First, I don't understand how a "consumer" product could need only a wafer's worth of chips. In the industry, consumer == high volume. I assume, therefore, that this isn't a commercial venture, but a hobby of some type. (Oh, and a word to the wise: Don't go around anyone in the industry with the line about the fabs for older-generation designs being in Taiwan--you'll be marked immediately as either a newb or an idiot. TSMC and UMC are leaders in the semiconductor foundry business, not also-ran bottom feeders.)
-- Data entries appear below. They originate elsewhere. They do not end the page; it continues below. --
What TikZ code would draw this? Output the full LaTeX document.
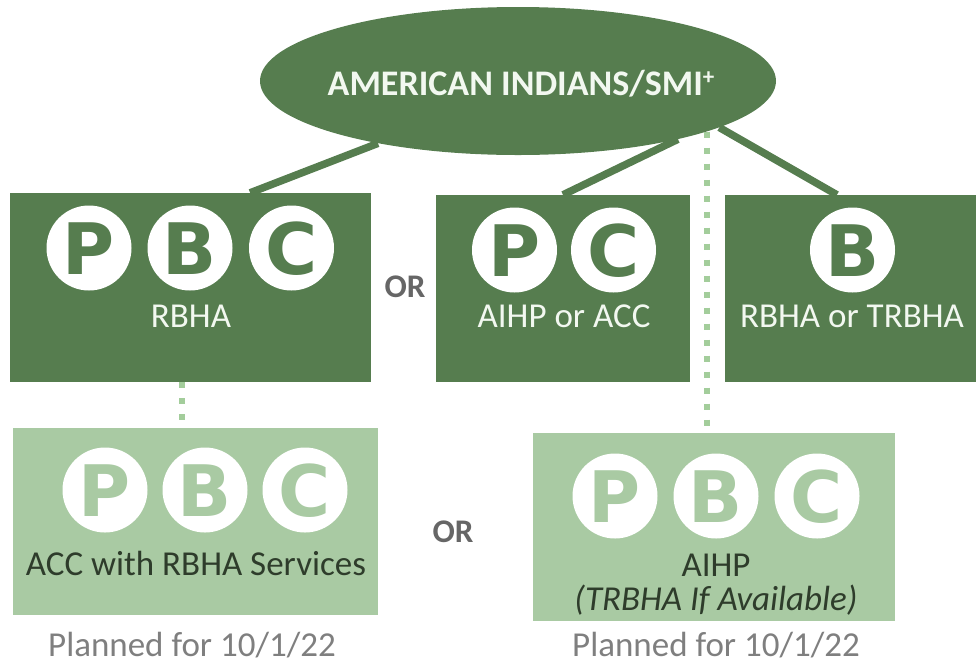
\documentclass[tikz,border=0pt]{standalone}
\usepackage{fontspec}
\setmainfont{Carlito}
\newfontfamily\badgefont{DejaVu Sans}
\usetikzlibrary{shapes.geometric,calc}
\definecolor{dkg}{HTML}{567D4F}
\definecolor{ltg}{HTML}{A9CAA3}
\definecolor{dotg}{HTML}{A3CD9B}
\definecolor{wtxt}{HTML}{F2F8F0}
\definecolor{ltxt}{HTML}{2E3C2B}
\definecolor{grytxt}{HTML}{7F7F7F}
\definecolor{ortxt}{HTML}{666666}
\tikzset{
 darkbox/.style={draw=none, fill=dkg, inner sep=0},
 lightbox/.style={draw=none, fill=ltg, inner sep=0},
 badge/.style={circle, fill=white, minimum size=85pt, inner sep=0, text height=52pt, text depth=0pt, font=\badgefont\bfseries\fontsize{71}{71}\selectfont},
 dkbadge/.style={badge, text=dkg},
 ltbadge/.style={badge, text=ltg},
 lbl/.style={anchor=base, inner sep=0, font=\fontsize{35}{40}\selectfont},
 link/.style={draw=dkg, line width=7.5pt},
 dotlink/.style={draw=dotg, line width=6pt, dash pattern=on 6pt off 10pt},
}
\begin{document}
\begin{tikzpicture}[x=1pt,y=-1pt]
\useasboundingbox (0,0) rectangle (976,665);
% top ellipse
\node[ellipse, fill=dkg, minimum width=516pt, minimum height=148pt, inner sep=0] (ell) at (518,81) {};
\node[lbl, text=wtxt, font=\bfseries\fontsize{36}{40}\selectfont] (elltxt) at (521,95) {AMERICAN INDIANS/SMI\raisebox{11pt}{\fontsize{23}{23}\selectfont +}};
% boxes
\node[darkbox, minimum width=361pt, minimum height=189pt] (b1) at (190.5,287.5) {};
\node[darkbox, minimum width=254pt, minimum height=187pt] (b2) at (563,288.5) {};
\node[darkbox, minimum width=251pt, minimum height=187pt] (b3) at (850.5,288.5) {};
\node[lightbox, minimum width=365pt, minimum height=187pt] (b4) at (195.5,521.5) {};
\node[lightbox, minimum width=362pt, minimum height=188pt] (b5) at (714,527) {};
% connectors
\draw[link] (ell.204) -- ($(b1.north west)!0.665!(b1.north east)$);
\draw[link] (ell.340) -- (b2.north);
\draw[link] (ell.347) -- ($(b3.north west)!0.446!(b3.north east)$);
\coordinate (d1) at ($(b1.south west)!0.477!(b1.south east)$);
\draw[dotlink] (d1) -- (d1 |- b4.north);
\draw[dotlink] (ell.345) -- (ell.345 |- b5.north);
% badges box 1
\node[dkbadge] (b1p) at (89,248) {P};
\node[dkbadge] (b1b) at (190,248) {B};
\node[dkbadge] (b1c) at (291.5,248) {C};
\node[lbl, text=wtxt] (b1t) at (191,327) {RBHA};
% box 2
\node[dkbadge] (b2p) at (514.5,250) {P};
\node[dkbadge] (b2c) at (613.5,250) {C};
\node[lbl, text=wtxt] (b2t) at (564,327) {AIHP or ACC};
% box 3
\node[dkbadge] (b3b) at (852.5,250) {B};
\node[lbl, text=wtxt] (b3t) at (852,327) {RBHA or TRBHA};
% box 4
\node[ltbadge] (b4p) at (105,490) {P};
\node[ltbadge] (b4b) at (205,490) {B};
\node[ltbadge] (b4c) at (305,490) {C};
\node[lbl, text=ltxt] (b4t) at (196,575) {ACC with RBHA Services};
% box 5
\node[ltbadge] (b5p) at (615,496) {P};
\node[ltbadge] (b5b) at (716,496) {B};
\node[ltbadge] (b5c) at (817,496) {C};
\node[lbl, text=ltxt] (b5t) at (716,576) {AIHP};
\node[lbl, text=ltxt, font=\itshape\fontsize{35}{40}\selectfont] (b5i) at (716,610) {(TRBHA If Available)};
% OR labels and notes
\node[lbl, text=ortxt, font=\bfseries\fontsize{33}{40}\selectfont] (or1) at (405,297) {OR};
\node[lbl, text=ortxt, font=\bfseries\fontsize{33}{40}\selectfont] (or2) at (453,542) {OR};
\node[lbl, text=grytxt] (pl1) at (192,656) {Planned for 10/1/22};
\node[lbl, text=grytxt] (pl2) at (716,656) {Planned for 10/1/22};
\end{tikzpicture}
\end{document}
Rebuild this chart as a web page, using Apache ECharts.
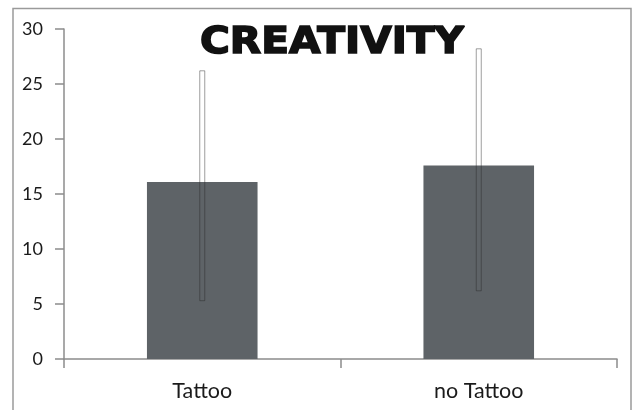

Since you mention a VLSI class I'll assume you want a purely digital chip, and that you have no special needs (ultra-high speed, analog circuits, etc.). As others have suggested, if you're doing this yourself an FPGA or microcomputer is the obvious way to go, but I'll add another reason why: A single individual, working in his garage writing Verilog or VHDL from scratch, cannot conceive and design enough VLSI logic in a year to fill up even the smallest ASIC in any process even remotely modern. (Even a five-generation-old IC process is good for 25k gates/mm^2, with the smallest die typically 5 mm^2 or so; that's a lot of Verilog!) So even if you did an ASIC, the size of the die likely would be determined by the number of pads, not the logic--a so-called "pad limited" design--and so isn't likely to be economical to produce. So, FPGA.
What you're looking for, you say, are "bare chips." Your biggest challenge isn't going to be the logic design of the chip, it's going to be this--finding a vendor that will supply bare die FPGAs that you can flip-chip or wirebond and pot to your substrate (whatever it is). Discuss the issue with your local Xilinx and Altera reps. Packaging is a far bigger problem for you than your logic design, especially if you care--maybe you don't--about nasty environmental conditions like humidity and vibration. Do a google search for "custom IC packaging" and look for a custom manufacturing house that will do this for you. Bring to the first meeting a wirebonding diagram (a drawing showing the locations of all the pads on the die to which you want to connect) of your FPGA, a technical description of the substrate material (manufacturers' trade names often suffice), and clues to your overall plan that you can share with the people making your product. If you're doing flip-chip (a.k.a. C4, or other names) packaging, be advised that the die must be specifically designed for such packaging; your task, should you choose to accept it, is to find a mutually-acceptable packaging method between yourself (who has the end-product vision), the chip vendor (who has to supply the chip), and the contract manufacturing house (who can only do the packaging/mounting techniques for which he has the materials and equipment). Oh--and be sure that the FPGA vendor supplies you TESTED bare die--not just bare die.
You may wish to ask the FPGA vendor about "chip-scale packaging" options for his part. Often these packaging schemes, which can look like bare die to the naked eye, are simpler to use than true bare die.
Finally, don't forget that you'll want the contract manufacturing house to test your product after packaging your chip, to ensure that you get good working product and not just high technology waste. Provide him a written test procedure, which typically exercises each pad he was to connect.
Best of luck, and welcome to engineering. Isn't it fun?
There are some programmable mixed signal devices avaliable now. Off the top of my head I can think of the PSoC Mixed-Signal Array from Cypress. I'm sure there are others that could be found with some searching.
And the knowledge that they fear is a weapon to be used against them...
You might try looking at the Cypress PSoC. It offers a small RISC-y micro coupled with an array of analog and digital blocks that can be configured for your application. They're low power, available in small packages, and are very cheap. Apple has even started using them as a single-chip solution for their new touch wheel controller.
http://www.anadigm.com/
There are Field Programmable Analog Arrays that may provide the analog functionality that you need. Never personally used one though.